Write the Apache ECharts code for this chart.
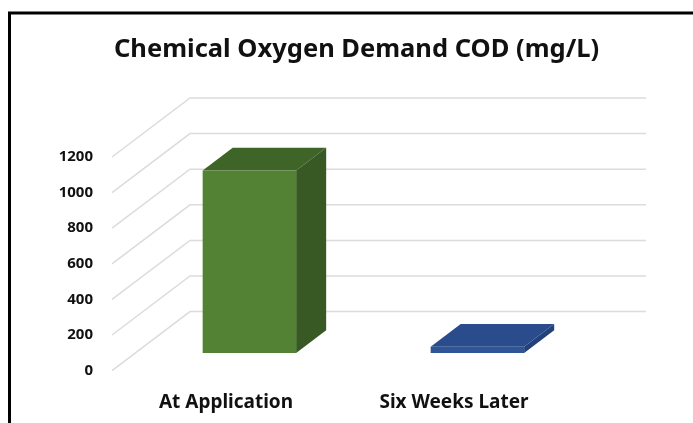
<!DOCTYPE html>
<html>
<head>
<meta charset="utf-8">
<script src="https://cdn.jsdelivr.net/npm/echarts@6/dist/echarts.min.js"></script>
<style>
  html, body { margin: 0; padding: 0; background: #fff; }
  #chart { width: 693px; height: 423px; }
</style>
</head>
<body>
<div id="chart"></div>
<script>
const categories = ["At Application", "Six Weeks Later"];
const codValues = [1025, 35];
const yTicks = [0, 200, 400, 600, 800, 1000, 1200];

// front faces / top faces / side faces
const frontColors = ["#548235", "#2f5597"];
const topColors = ["#3e6427", "#2a4c8c"];
const sideColors = ["#385923", "#22407a"];

// oblique depth of the floor (front -> back wall)
const DX = 78;
const DY = -59;
const D0 = 0.3;
const D1 = 0.685;

const chart = echarts.init(document.getElementById("chart"));

function renderGrid(params, api) {
  const cs = params.coordSys;
  const y = api.coord([0, api.value(1)])[1];
  return {
    type: "polyline",
    silent: true,
    shape: {
      points: [
        [cs.x, y],
        [cs.x + DX, y + DY],
        [cs.x + cs.width + DX, y + DY]
      ]
    },
    style: { stroke: "#dcdcdc", lineWidth: 1.5, fill: null }
  };
}

function renderBar(params, api) {
  const i = api.value(0);
  const base = api.coord([i, 0]);
  const top = api.coord([i, api.value(1)]);
  const bw = api.size([1, 0])[0] * 0.41;
  const x0 = base[0] - bw / 2 + D0 * DX;
  const x1 = x0 + bw;
  const yb = base[1] + D0 * DY;
  const yt = top[1] + D0 * DY;
  const ddx = (D1 - D0) * DX;
  const ddy = (D1 - D0) * DY;
  return {
    type: "group",
    children: [
      {
        type: "polygon",
        shape: { points: [[x1, yb], [x1 + ddx, yb + ddy], [x1 + ddx, yt + ddy], [x1, yt]] },
        style: { fill: sideColors[i] }
      },
      {
        type: "polygon",
        shape: { points: [[x0, yt], [x1, yt], [x1 + ddx, yt + ddy], [x0 + ddx, yt + ddy]] },
        style: { fill: topColors[i] }
      },
      {
        type: "rect",
        shape: { x: x0, y: yt, width: bw, height: yb - yt },
        style: { fill: frontColors[i] }
      }
    ]
  };
}

const option = {
  backgroundColor: "#fff",
  title: {
    text: "Chemical Oxygen Demand COD (mg/L)",
    left: 114,
    top: 37,
    padding: 0,
    textStyle: {
      fontFamily: "Noto Sans",
      fontWeight: "bold",
      fontSize: 25.5,
      color: "#111"
    }
  },
  graphic: [
    {
      type: "rect",
      shape: { x: 9.5, y: 13, width: 720, height: 440 },
      style: { fill: null, stroke: "#000", lineWidth: 3 },
      silent: true
    }
  ],
  grid: { left: 112, right: 125, top: 157, bottom: 52.4 },
  xAxis: {
    type: "category",
    data: categories,
    axisLine: { show: false },
    axisTick: { show: false },
    axisLabel: {
      margin: 22,
      color: "#111",
      fontFamily: "Noto Sans",
      fontWeight: "bold",
      fontSize: 19
    }
  },
  yAxis: {
    type: "value",
    min: 0,
    max: 1200,
    interval: 200,
    axisLine: { show: false },
    axisTick: { show: false },
    splitLine: { show: false },
    axisLabel: {
      margin: 19,
      color: "#111",
      fontFamily: "Noto Sans",
      fontWeight: "bold",
      fontSize: 15,
      formatter: v => String(v)
    }
  },
  series: [
    {
      type: "custom",
      name: "grid",
      silent: true,
      clip: false,
      z: 1,
      encode: { x: 0, y: 1 },
      data: yTicks.map(v => [0, v]),
      renderItem: renderGrid
    },
    {
      type: "custom",
      name: "COD",
      clip: false,
      z: 2,
      encode: { x: 0, y: 1 },
      data: codValues.map((v, i) => [i, v]),
      renderItem: renderBar
    }
  ]
};

chart.setOption(option);
window.addEventListener("resize", () => chart.resize());
</script>
</body>
</html>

● ● ● ● ● ● ●

What you are asked to do:
Make an exact copy of the data above, pictures excluded.

Output for this exercise:
Write the Apache ECharts code for this chart.
<!DOCTYPE html>
<html>
<head>
<meta charset="utf-8">
<script src="https://cdn.jsdelivr.net/npm/echarts@6/dist/echarts.min.js"></script>
<style>
  html, body { margin: 0; padding: 0; background: #fff; }
  #chart { width: 693px; height: 423px; }
</style>
</head>
<body>
<div id="chart"></div>
<script>
const categories = ["At Application", "Six Weeks Later"];
const codValues = [1025, 35];
const yTicks = [0, 200, 400, 600, 800, 1000, 1200];

// front faces / top faces / side faces
const frontColors = ["#548235", "#2f5597"];
const topColors = ["#3e6427", "#2a4c8c"];
const sideColors = ["#385923", "#22407a"];

// oblique depth of the floor (front -> back wall)
const DX = 78;
const DY = -59;
const D0 = 0.3;
const D1 = 0.685;

const chart = echarts.init(document.getElementById("chart"));

function renderGrid(params, api) {
  const cs = params.coordSys;
  const y = api.coord([0, api.value(1)])[1];
  return {
    type: "polyline",
    silent: true,
    shape: {
      points: [
        [cs.x, y],
        [cs.x + DX, y + DY],
        [cs.x + cs.width + DX, y + DY]
      ]
    },
    style: { stroke: "#dcdcdc", lineWidth: 1.5, fill: null }
  };
}

function renderBar(params, api) {
  const i = api.value(0);
  const base = api.coord([i, 0]);
  const top = api.coord([i, api.value(1)]);
  const bw = api.size([1, 0])[0] * 0.41;
  const x0 = base[0] - bw / 2 + D0 * DX;
  const x1 = x0 + bw;
  const yb = base[1] + D0 * DY;
  const yt = top[1] + D0 * DY;
  const ddx = (D1 - D0) * DX;
  const ddy = (D1 - D0) * DY;
  return {
    type: "group",
    children: [
      {
        type: "polygon",
        shape: { points: [[x1, yb], [x1 + ddx, yb + ddy], [x1 + ddx, yt + ddy], [x1, yt]] },
        style: { fill: sideColors[i] }
      },
      {
        type: "polygon",
        shape: { points: [[x0, yt], [x1, yt], [x1 + ddx, yt + ddy], [x0 + ddx, yt + ddy]] },
        style: { fill: topColors[i] }
      },
      {
        type: "rect",
        shape: { x: x0, y: yt, width: bw, height: yb - yt },
        style: { fill: frontColors[i] }
      }
    ]
  };
}

const option = {
  backgroundColor: "#fff",
  title: {
    text: "Chemical Oxygen Demand COD (mg/L)",
    left: 114,
    top: 37,
    padding: 0,
    textStyle: {
      fontFamily: "Noto Sans",
      fontWeight: "bold",
      fontSize: 25.5,
      color: "#111"
    }
  },
  graphic: [
    {
      type: "rect",
      shape: { x: 9.5, y: 13, width: 720, height: 440 },
      style: { fill: null, stroke: "#000", lineWidth: 3 },
      silent: true
    }
  ],
  grid: { left: 112, right: 125, top: 157, bottom: 52.4 },
  xAxis: {
    type: "category",
    data: categories,
    axisLine: { show: false },
    axisTick: { show: false },
    axisLabel: {
      margin: 22,
      color: "#111",
      fontFamily: "Noto Sans",
      fontWeight: "bold",
      fontSize: 19
    }
  },
  yAxis: {
    type: "value",
    min: 0,
    max: 1200,
    interval: 200,
    axisLine: { show: false },
    axisTick: { show: false },
    splitLine: { show: false },
    axisLabel: {
      margin: 19,
      color: "#111",
      fontFamily: "Noto Sans",
      fontWeight: "bold",
      fontSize: 15,
      formatter: v => String(v)
    }
  },
  series: [
    {
      type: "custom",
      name: "grid",
      silent: true,
      clip: false,
      z: 1,
      encode: { x: 0, y: 1 },
      data: yTicks.map(v => [0, v]),
      renderItem: renderGrid
    },
    {
      type: "custom",
      name: "COD",
      clip: false,
      z: 2,
      encode: { x: 0, y: 1 },
      data: codValues.map((v, i) => [i, v]),
      renderItem: renderBar
    }
  ]
};

chart.setOption(option);
window.addEventListener("resize", () => chart.resize());
</script>
</body>
</html>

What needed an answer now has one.